• Given request
Quote each line of the material verbatim, without the pictures.
..........
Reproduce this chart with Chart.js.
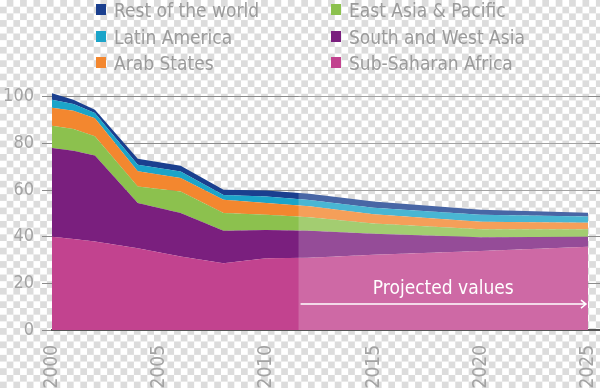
<!DOCTYPE html>
<html>
<head>
<meta charset="utf-8">
<script src="https://cdn.jsdelivr.net/npm/chart.js@4/dist/chart.umd.min.js"></script>
<style>
  html, body {
    margin: 0;
    padding: 0;
    width: 600px;
    height: 388px;
    overflow: hidden;
    background-color: #fff;
    background-image: repeating-conic-gradient(#dcdcdc 0% 25%, #ffffff 0% 50%);
    background-size: 13.4px 13.4px;
    font-family: "Liberation Sans Narrow", "DejaVu Sans Condensed", "Roboto", sans-serif;
  }
  #wrap { position: relative; width: 600px; height: 388px; }
  #chart { position: absolute; left: 0; top: 0; }
  .legend-col { position: absolute; top: -3px; }
  .legend-item {
    position: relative;
    height: 26.7px;
    line-height: 26.7px;
    font-size: 19px;
    color: #9b9b9b;
    padding-left: 18px;
    white-space: nowrap;
  }
  .legend-item span.box {
    position: absolute;
    left: 0;
    top: 7px;
    width: 10px;
    height: 11px;
  }
</style>
</head>
<body>
<div id="wrap">
  <canvas id="chart" width="600" height="388"></canvas>
  <div class="legend-col" id="legend-left" style="left:96px"></div>
  <div class="legend-col" id="legend-right" style="left:331px"></div>
</div>
<script>
// years with a visible break in the outline, actual data up to ~2011, projections after
const years = [2000, 2001, 2002, 2004, 2006, 2008, 2010, 2012, 2015, 2020, 2025];

// values per region (stacked from the bottom up)
const subSaharanAfrica = [40, 39, 37.9, 35, 31.5, 28.6, 30.8, 31, 32.2, 33.9, 35.7];
const southWestAsia    = [38, 37.8, 36.9, 19.4, 18.6, 13.9, 12.1, 11.5, 9.1, 5.9, 4.3];
const eastAsiaPacific  = [9.5, 9.3, 8.2, 7.1, 9.3, 7.6, 6.5, 5.8, 4.3, 3.4, 3.2];
const arabStates       = [7.7, 7.9, 7.8, 6.5, 5.7, 5.7, 5, 4.7, 4, 3.2, 2.8];
const latinAmerica     = [3.5, 2.9, 2.2, 2.8, 2.8, 2.1, 2.8, 2.7, 2.8, 3, 2.6];
const restOfWorld      = [2.8, 1.8, 1.4, 2.6, 2.5, 2.2, 2.6, 2.7, 2.7, 2.1, 1.7];

const seriesNames  = ["Sub-Saharan Africa", "South and West Asia", "East Asia & Pacific", "Arab States", "Latin America", "Rest of the world"];
const seriesColors = ["#c2438f", "#7a1f7e", "#8cc14e", "#f3872f", "#1ba4c9", "#1a3f8f"];
const seriesValues = [subSaharanAfrica, southWestAsia, eastAsiaPacific, arabStates, latinAmerica, restOfWorld];

const xTickYears = [2000, 2005, 2010, 2015, 2020, 2025];
const yTickValues = [0, 20, 40, 60, 80, 100];
const projectionStart = 2011.5;
const projectionEnd = 2025;
const projectionLabel = "Projected values";

// legend: two columns, same order as the original
const legendLeft = ["Rest of the world", "Latin America", "Arab States"];
const legendRight = ["East Asia & Pacific", "South and West Asia", "Sub-Saharan Africa"];

function fillLegend(id, names) {
    const col = document.getElementById(id);
    names.forEach(name => {
        const color = seriesColors[seriesNames.indexOf(name)];
        const div = document.createElement("div");
        div.className = "legend-item";
        div.innerHTML = `<span class="box" style="background:${color}"></span>${name}`;
        col.appendChild(div);
    });
}
fillLegend("legend-left", legendLeft);
fillLegend("legend-right", legendRight);

const fontFamily = '"Liberation Sans Narrow", "DejaVu Sans Condensed", "Roboto", sans-serif';

// lighten the projected part and put the arrow + label on it
const projectionPlugin = {
    id: "projection",
    afterDatasetsDraw(chart) {
        const {ctx, chartArea, scales: {x, y}} = chart;
        const x0 = x.getPixelForValue(projectionStart);
        const x1 = x.getPixelForValue(projectionEnd);
        ctx.save();
        ctx.globalCompositeOperation = "source-atop";
        ctx.fillStyle = "rgba(255,255,255,0.2)";
        ctx.fillRect(x0, chartArea.top, x1 - x0, chartArea.bottom - chartArea.top);
        ctx.restore();

        ctx.save();
        const ay = y.getPixelForValue(11.1);
        ctx.strokeStyle = "#ffffff";
        ctx.lineWidth = 1.5;
        ctx.beginPath();
        ctx.moveTo(x0 + 2, ay);
        ctx.lineTo(x1 - 2, ay);
        ctx.moveTo(x1 - 7, ay - 4);
        ctx.lineTo(x1 - 2, ay);
        ctx.lineTo(x1 - 7, ay + 4);
        ctx.stroke();

        ctx.fillStyle = "#ffffff";
        ctx.font = `19px ${fontFamily}`;
        ctx.textAlign = "center";
        ctx.textBaseline = "alphabetic";
        ctx.fillText(projectionLabel, (x0 + x1) / 2, y.getPixelForValue(15.4));
        ctx.restore();
    }
};

const datasets = seriesValues.map((vals, i) => ({
    label: seriesNames[i],
    data: vals.map((v, j) => ({x: years[j], y: v})),
    backgroundColor: seriesColors[i],
    borderColor: seriesColors[i],
    borderWidth: 0,
    pointRadius: 0,
    tension: 0,
    fill: i === 0 ? "origin" : "-1"
}));

new Chart(document.getElementById("chart").getContext("2d"), {
    type: "line",
    data: {datasets: datasets},
    plugins: [projectionPlugin],
    options: {
        responsive: false,
        animation: false,
        layout: {padding: {top: 85, right: 0, left: 0, bottom: 0}},
        plugins: {
            legend: {display: false},
            tooltip: {enabled: false}
        },
        scales: {
            x: {
                type: "linear",
                min: 2000,
                max: 2025.56,
                z: 1,
                grid: {display: false, drawTicks: false},
                border: {display: true, color: "#555555", width: 2},
                afterBuildTicks: scale => { scale.ticks = xTickYears.map(v => ({value: v})); },
                afterFit: scale => {
                    scale.height = 58;
                    scale.paddingLeft = 0;
                    scale.paddingRight = 0;
                },
                ticks: {
                    minRotation: 90,
                    maxRotation: 90,
                    padding: 15,
                    color: "#a3a3a3",
                    font: {family: fontFamily, size: 19},
                    callback: v => String(v)
                }
            },
            y: {
                stacked: true,
                min: 0,
                max: 105,
                grid: {color: "#8c8c8c", lineWidth: 1, tickLength: 10},
                border: {display: false},
                afterBuildTicks: scale => { scale.ticks = yTickValues.map(v => ({value: v})); },
                afterFit: scale => {
                    scale.width = 52;
                    scale.paddingTop = 0;
                    scale.paddingBottom = 0;
                },
                ticks: {
                    padding: 8,
                    color: "#a3a3a3",
                    font: {family: fontFamily, size: 18},
                    callback: v => String(v)
                }
            }
        }
    }
});
</script>
</body>
</html>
..........
• Exercise answer
Reproduce this chart with Chart.js.
<!DOCTYPE html>
<html>
<head>
<meta charset="utf-8">
<script src="https://cdn.jsdelivr.net/npm/chart.js@4/dist/chart.umd.min.js"></script>
<style>
  html, body {
    margin: 0;
    padding: 0;
    width: 600px;
    height: 388px;
    overflow: hidden;
    background-color: #fff;
    background-image: repeating-conic-gradient(#dcdcdc 0% 25%, #ffffff 0% 50%);
    background-size: 13.4px 13.4px;
    font-family: "Liberation Sans Narrow", "DejaVu Sans Condensed", "Roboto", sans-serif;
  }
  #wrap { position: relative; width: 600px; height: 388px; }
  #chart { position: absolute; left: 0; top: 0; }
  .legend-col { position: absolute; top: -3px; }
  .legend-item {
    position: relative;
    height: 26.7px;
    line-height: 26.7px;
    font-size: 19px;
    color: #9b9b9b;
    padding-left: 18px;
    white-space: nowrap;
  }
  .legend-item span.box {
    position: absolute;
    left: 0;
    top: 7px;
    width: 10px;
    height: 11px;
  }
</style>
</head>
<body>
<div id="wrap">
  <canvas id="chart" width="600" height="388"></canvas>
  <div class="legend-col" id="legend-left" style="left:96px"></div>
  <div class="legend-col" id="legend-right" style="left:331px"></div>
</div>
<script>
// years with a visible break in the outline, actual data up to ~2011, projections after
const years = [2000, 2001, 2002, 2004, 2006, 2008, 2010, 2012, 2015, 2020, 2025];

// values per region (stacked from the bottom up)
const subSaharanAfrica = [40, 39, 37.9, 35, 31.5, 28.6, 30.8, 31, 32.2, 33.9, 35.7];
const southWestAsia    = [38, 37.8, 36.9, 19.4, 18.6, 13.9, 12.1, 11.5, 9.1, 5.9, 4.3];
const eastAsiaPacific  = [9.5, 9.3, 8.2, 7.1, 9.3, 7.6, 6.5, 5.8, 4.3, 3.4, 3.2];
const arabStates       = [7.7, 7.9, 7.8, 6.5, 5.7, 5.7, 5, 4.7, 4, 3.2, 2.8];
const latinAmerica     = [3.5, 2.9, 2.2, 2.8, 2.8, 2.1, 2.8, 2.7, 2.8, 3, 2.6];
const restOfWorld      = [2.8, 1.8, 1.4, 2.6, 2.5, 2.2, 2.6, 2.7, 2.7, 2.1, 1.7];

const seriesNames  = ["Sub-Saharan Africa", "South and West Asia", "East Asia & Pacific", "Arab States", "Latin America", "Rest of the world"];
const seriesColors = ["#c2438f", "#7a1f7e", "#8cc14e", "#f3872f", "#1ba4c9", "#1a3f8f"];
const seriesValues = [subSaharanAfrica, southWestAsia, eastAsiaPacific, arabStates, latinAmerica, restOfWorld];

const xTickYears = [2000, 2005, 2010, 2015, 2020, 2025];
const yTickValues = [0, 20, 40, 60, 80, 100];
const projectionStart = 2011.5;
const projectionEnd = 2025;
const projectionLabel = "Projected values";

// legend: two columns, same order as the original
const legendLeft = ["Rest of the world", "Latin America", "Arab States"];
const legendRight = ["East Asia & Pacific", "South and West Asia", "Sub-Saharan Africa"];

function fillLegend(id, names) {
    const col = document.getElementById(id);
    names.forEach(name => {
        const color = seriesColors[seriesNames.indexOf(name)];
        const div = document.createElement("div");
        div.className = "legend-item";
        div.innerHTML = `<span class="box" style="background:${color}"></span>${name}`;
        col.appendChild(div);
    });
}
fillLegend("legend-left", legendLeft);
fillLegend("legend-right", legendRight);

const fontFamily = '"Liberation Sans Narrow", "DejaVu Sans Condensed", "Roboto", sans-serif';

// lighten the projected part and put the arrow + label on it
const projectionPlugin = {
    id: "projection",
    afterDatasetsDraw(chart) {
        const {ctx, chartArea, scales: {x, y}} = chart;
        const x0 = x.getPixelForValue(projectionStart);
        const x1 = x.getPixelForValue(projectionEnd);
        ctx.save();
        ctx.globalCompositeOperation = "source-atop";
        ctx.fillStyle = "rgba(255,255,255,0.2)";
        ctx.fillRect(x0, chartArea.top, x1 - x0, chartArea.bottom - chartArea.top);
        ctx.restore();

        ctx.save();
        const ay = y.getPixelForValue(11.1);
        ctx.strokeStyle = "#ffffff";
        ctx.lineWidth = 1.5;
        ctx.beginPath();
        ctx.moveTo(x0 + 2, ay);
        ctx.lineTo(x1 - 2, ay);
        ctx.moveTo(x1 - 7, ay - 4);
        ctx.lineTo(x1 - 2, ay);
        ctx.lineTo(x1 - 7, ay + 4);
        ctx.stroke();

        ctx.fillStyle = "#ffffff";
        ctx.font = `19px ${fontFamily}`;
        ctx.textAlign = "center";
        ctx.textBaseline = "alphabetic";
        ctx.fillText(projectionLabel, (x0 + x1) / 2, y.getPixelForValue(15.4));
        ctx.restore();
    }
};

const datasets = seriesValues.map((vals, i) => ({
    label: seriesNames[i],
    data: vals.map((v, j) => ({x: years[j], y: v})),
    backgroundColor: seriesColors[i],
    borderColor: seriesColors[i],
    borderWidth: 0,
    pointRadius: 0,
    tension: 0,
    fill: i === 0 ? "origin" : "-1"
}));

new Chart(document.getElementById("chart").getContext("2d"), {
    type: "line",
    data: {datasets: datasets},
    plugins: [projectionPlugin],
    options: {
        responsive: false,
        animation: false,
        layout: {padding: {top: 85, right: 0, left: 0, bottom: 0}},
        plugins: {
            legend: {display: false},
            tooltip: {enabled: false}
        },
        scales: {
            x: {
                type: "linear",
                min: 2000,
                max: 2025.56,
                z: 1,
                grid: {display: false, drawTicks: false},
                border: {display: true, color: "#555555", width: 2},
                afterBuildTicks: scale => { scale.ticks = xTickYears.map(v => ({value: v})); },
                afterFit: scale => {
                    scale.height = 58;
                    scale.paddingLeft = 0;
                    scale.paddingRight = 0;
                },
                ticks: {
                    minRotation: 90,
                    maxRotation: 90,
                    padding: 15,
                    color: "#a3a3a3",
                    font: {family: fontFamily, size: 19},
                    callback: v => String(v)
                }
            },
            y: {
                stacked: true,
                min: 0,
                max: 105,
                grid: {color: "#8c8c8c", lineWidth: 1, tickLength: 10},
                border: {display: false},
                afterBuildTicks: scale => { scale.ticks = yTickValues.map(v => ({value: v})); },
                afterFit: scale => {
                    scale.width = 52;
                    scale.paddingTop = 0;
                    scale.paddingBottom = 0;
                },
                ticks: {
                    padding: 8,
                    color: "#a3a3a3",
                    font: {family: fontFamily, size: 18},
                    callback: v => String(v)
                }
            }
        }
    }
});
</script>
</body>
</html>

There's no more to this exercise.